Instruction:
Set down all of the data that follows word for word, without the images.

┌────────

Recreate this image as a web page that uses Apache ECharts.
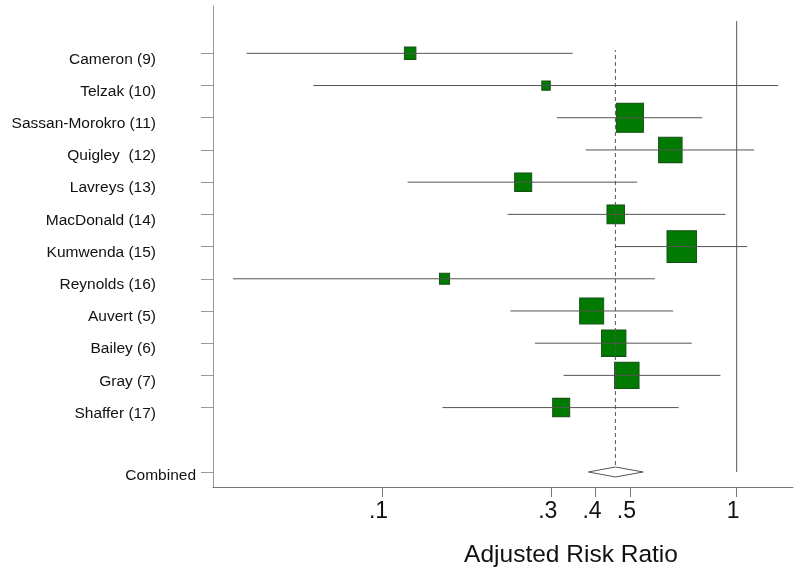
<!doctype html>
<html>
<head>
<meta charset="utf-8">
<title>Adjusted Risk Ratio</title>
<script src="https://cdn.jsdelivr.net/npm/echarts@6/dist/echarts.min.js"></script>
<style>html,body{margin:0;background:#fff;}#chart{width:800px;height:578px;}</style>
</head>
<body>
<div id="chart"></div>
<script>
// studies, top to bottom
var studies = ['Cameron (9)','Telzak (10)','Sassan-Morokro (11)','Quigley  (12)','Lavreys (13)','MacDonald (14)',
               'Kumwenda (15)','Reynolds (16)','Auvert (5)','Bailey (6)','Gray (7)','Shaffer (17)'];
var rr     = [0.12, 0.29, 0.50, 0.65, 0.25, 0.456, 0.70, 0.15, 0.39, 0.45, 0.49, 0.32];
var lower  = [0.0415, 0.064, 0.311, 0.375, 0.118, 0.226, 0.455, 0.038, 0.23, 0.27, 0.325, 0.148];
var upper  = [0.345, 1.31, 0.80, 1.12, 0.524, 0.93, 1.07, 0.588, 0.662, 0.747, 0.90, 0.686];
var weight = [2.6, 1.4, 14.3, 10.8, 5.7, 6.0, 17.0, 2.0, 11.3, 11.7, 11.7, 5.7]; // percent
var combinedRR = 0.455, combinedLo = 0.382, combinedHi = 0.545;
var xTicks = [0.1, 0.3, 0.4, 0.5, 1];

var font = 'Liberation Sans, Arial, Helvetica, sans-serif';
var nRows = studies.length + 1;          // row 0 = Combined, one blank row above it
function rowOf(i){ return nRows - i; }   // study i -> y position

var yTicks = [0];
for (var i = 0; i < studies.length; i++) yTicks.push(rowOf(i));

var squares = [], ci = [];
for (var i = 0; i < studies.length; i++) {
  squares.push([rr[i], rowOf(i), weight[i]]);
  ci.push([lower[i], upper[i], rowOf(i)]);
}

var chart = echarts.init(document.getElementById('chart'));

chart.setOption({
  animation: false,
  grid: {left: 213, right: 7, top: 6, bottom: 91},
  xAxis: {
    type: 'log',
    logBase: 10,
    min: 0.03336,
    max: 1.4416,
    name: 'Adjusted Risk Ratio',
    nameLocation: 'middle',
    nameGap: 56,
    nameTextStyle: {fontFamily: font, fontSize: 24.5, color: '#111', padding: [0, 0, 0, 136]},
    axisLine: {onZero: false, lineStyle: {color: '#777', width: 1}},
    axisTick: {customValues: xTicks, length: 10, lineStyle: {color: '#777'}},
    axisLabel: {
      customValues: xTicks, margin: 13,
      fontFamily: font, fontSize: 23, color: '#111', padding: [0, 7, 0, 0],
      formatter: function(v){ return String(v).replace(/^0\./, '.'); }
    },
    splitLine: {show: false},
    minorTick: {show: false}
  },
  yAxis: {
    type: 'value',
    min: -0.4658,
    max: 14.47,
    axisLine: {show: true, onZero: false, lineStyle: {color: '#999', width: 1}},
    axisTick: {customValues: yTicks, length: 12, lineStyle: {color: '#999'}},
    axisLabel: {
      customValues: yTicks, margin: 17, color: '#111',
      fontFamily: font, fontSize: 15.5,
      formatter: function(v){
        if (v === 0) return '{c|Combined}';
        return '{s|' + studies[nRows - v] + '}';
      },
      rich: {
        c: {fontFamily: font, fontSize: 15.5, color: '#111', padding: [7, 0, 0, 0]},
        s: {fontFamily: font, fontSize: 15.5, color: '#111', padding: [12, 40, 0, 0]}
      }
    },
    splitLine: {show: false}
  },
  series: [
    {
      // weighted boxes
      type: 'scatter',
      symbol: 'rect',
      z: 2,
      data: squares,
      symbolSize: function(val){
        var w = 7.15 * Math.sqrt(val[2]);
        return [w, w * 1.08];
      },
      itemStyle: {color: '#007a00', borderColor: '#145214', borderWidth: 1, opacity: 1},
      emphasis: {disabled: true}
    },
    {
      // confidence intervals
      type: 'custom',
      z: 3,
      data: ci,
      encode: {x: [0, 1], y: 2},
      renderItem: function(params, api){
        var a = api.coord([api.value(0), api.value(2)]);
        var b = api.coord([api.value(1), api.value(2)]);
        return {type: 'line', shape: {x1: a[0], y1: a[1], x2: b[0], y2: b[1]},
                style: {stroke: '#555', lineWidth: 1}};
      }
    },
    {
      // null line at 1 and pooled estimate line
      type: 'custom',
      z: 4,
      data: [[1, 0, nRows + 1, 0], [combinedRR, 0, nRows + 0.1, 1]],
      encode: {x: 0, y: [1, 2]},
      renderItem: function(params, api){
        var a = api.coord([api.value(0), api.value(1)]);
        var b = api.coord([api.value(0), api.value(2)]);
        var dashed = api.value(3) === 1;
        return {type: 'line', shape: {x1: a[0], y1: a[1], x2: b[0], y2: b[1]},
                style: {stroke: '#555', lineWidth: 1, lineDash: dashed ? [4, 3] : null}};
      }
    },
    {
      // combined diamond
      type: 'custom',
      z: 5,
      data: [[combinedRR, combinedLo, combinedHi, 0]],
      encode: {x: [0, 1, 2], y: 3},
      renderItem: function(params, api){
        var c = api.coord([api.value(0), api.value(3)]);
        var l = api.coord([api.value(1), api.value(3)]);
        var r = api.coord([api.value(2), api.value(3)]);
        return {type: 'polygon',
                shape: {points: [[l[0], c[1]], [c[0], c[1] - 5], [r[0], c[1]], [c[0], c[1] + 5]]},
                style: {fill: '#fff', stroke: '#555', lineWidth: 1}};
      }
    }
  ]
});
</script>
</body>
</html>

└────────

Response for this exercise:
Recreate this image as a web page that uses Apache ECharts.
<!doctype html>
<html>
<head>
<meta charset="utf-8">
<title>Adjusted Risk Ratio</title>
<script src="https://cdn.jsdelivr.net/npm/echarts@6/dist/echarts.min.js"></script>
<style>html,body{margin:0;background:#fff;}#chart{width:800px;height:578px;}</style>
</head>
<body>
<div id="chart"></div>
<script>
// studies, top to bottom
var studies = ['Cameron (9)','Telzak (10)','Sassan-Morokro (11)','Quigley  (12)','Lavreys (13)','MacDonald (14)',
               'Kumwenda (15)','Reynolds (16)','Auvert (5)','Bailey (6)','Gray (7)','Shaffer (17)'];
var rr     = [0.12, 0.29, 0.50, 0.65, 0.25, 0.456, 0.70, 0.15, 0.39, 0.45, 0.49, 0.32];
var lower  = [0.0415, 0.064, 0.311, 0.375, 0.118, 0.226, 0.455, 0.038, 0.23, 0.27, 0.325, 0.148];
var upper  = [0.345, 1.31, 0.80, 1.12, 0.524, 0.93, 1.07, 0.588, 0.662, 0.747, 0.90, 0.686];
var weight = [2.6, 1.4, 14.3, 10.8, 5.7, 6.0, 17.0, 2.0, 11.3, 11.7, 11.7, 5.7]; // percent
var combinedRR = 0.455, combinedLo = 0.382, combinedHi = 0.545;
var xTicks = [0.1, 0.3, 0.4, 0.5, 1];

var font = 'Liberation Sans, Arial, Helvetica, sans-serif';
var nRows = studies.length + 1;          // row 0 = Combined, one blank row above it
function rowOf(i){ return nRows - i; }   // study i -> y position

var yTicks = [0];
for (var i = 0; i < studies.length; i++) yTicks.push(rowOf(i));

var squares = [], ci = [];
for (var i = 0; i < studies.length; i++) {
  squares.push([rr[i], rowOf(i), weight[i]]);
  ci.push([lower[i], upper[i], rowOf(i)]);
}

var chart = echarts.init(document.getElementById('chart'));

chart.setOption({
  animation: false,
  grid: {left: 213, right: 7, top: 6, bottom: 91},
  xAxis: {
    type: 'log',
    logBase: 10,
    min: 0.03336,
    max: 1.4416,
    name: 'Adjusted Risk Ratio',
    nameLocation: 'middle',
    nameGap: 56,
    nameTextStyle: {fontFamily: font, fontSize: 24.5, color: '#111', padding: [0, 0, 0, 136]},
    axisLine: {onZero: false, lineStyle: {color: '#777', width: 1}},
    axisTick: {customValues: xTicks, length: 10, lineStyle: {color: '#777'}},
    axisLabel: {
      customValues: xTicks, margin: 13,
      fontFamily: font, fontSize: 23, color: '#111', padding: [0, 7, 0, 0],
      formatter: function(v){ return String(v).replace(/^0\./, '.'); }
    },
    splitLine: {show: false},
    minorTick: {show: false}
  },
  yAxis: {
    type: 'value',
    min: -0.4658,
    max: 14.47,
    axisLine: {show: true, onZero: false, lineStyle: {color: '#999', width: 1}},
    axisTick: {customValues: yTicks, length: 12, lineStyle: {color: '#999'}},
    axisLabel: {
      customValues: yTicks, margin: 17, color: '#111',
      fontFamily: font, fontSize: 15.5,
      formatter: function(v){
        if (v === 0) return '{c|Combined}';
        return '{s|' + studies[nRows - v] + '}';
      },
      rich: {
        c: {fontFamily: font, fontSize: 15.5, color: '#111', padding: [7, 0, 0, 0]},
        s: {fontFamily: font, fontSize: 15.5, color: '#111', padding: [12, 40, 0, 0]}
      }
    },
    splitLine: {show: false}
  },
  series: [
    {
      // weighted boxes
      type: 'scatter',
      symbol: 'rect',
      z: 2,
      data: squares,
      symbolSize: function(val){
        var w = 7.15 * Math.sqrt(val[2]);
        return [w, w * 1.08];
      },
      itemStyle: {color: '#007a00', borderColor: '#145214', borderWidth: 1, opacity: 1},
      emphasis: {disabled: true}
    },
    {
      // confidence intervals
      type: 'custom',
      z: 3,
      data: ci,
      encode: {x: [0, 1], y: 2},
      renderItem: function(params, api){
        var a = api.coord([api.value(0), api.value(2)]);
        var b = api.coord([api.value(1), api.value(2)]);
        return {type: 'line', shape: {x1: a[0], y1: a[1], x2: b[0], y2: b[1]},
                style: {stroke: '#555', lineWidth: 1}};
      }
    },
    {
      // null line at 1 and pooled estimate line
      type: 'custom',
      z: 4,
      data: [[1, 0, nRows + 1, 0], [combinedRR, 0, nRows + 0.1, 1]],
      encode: {x: 0, y: [1, 2]},
      renderItem: function(params, api){
        var a = api.coord([api.value(0), api.value(1)]);
        var b = api.coord([api.value(0), api.value(2)]);
        var dashed = api.value(3) === 1;
        return {type: 'line', shape: {x1: a[0], y1: a[1], x2: b[0], y2: b[1]},
                style: {stroke: '#555', lineWidth: 1, lineDash: dashed ? [4, 3] : null}};
      }
    },
    {
      // combined diamond
      type: 'custom',
      z: 5,
      data: [[combinedRR, combinedLo, combinedHi, 0]],
      encode: {x: [0, 1, 2], y: 3},
      renderItem: function(params, api){
        var c = api.coord([api.value(0), api.value(3)]);
        var l = api.coord([api.value(1), api.value(3)]);
        var r = api.coord([api.value(2), api.value(3)]);
        return {type: 'polygon',
                shape: {points: [[l[0], c[1]], [c[0], c[1] - 5], [r[0], c[1]], [c[0], c[1] + 5]]},
                style: {fill: '#fff', stroke: '#555', lineWidth: 1}};
      }
    }
  ]
});
</script>
</body>
</html>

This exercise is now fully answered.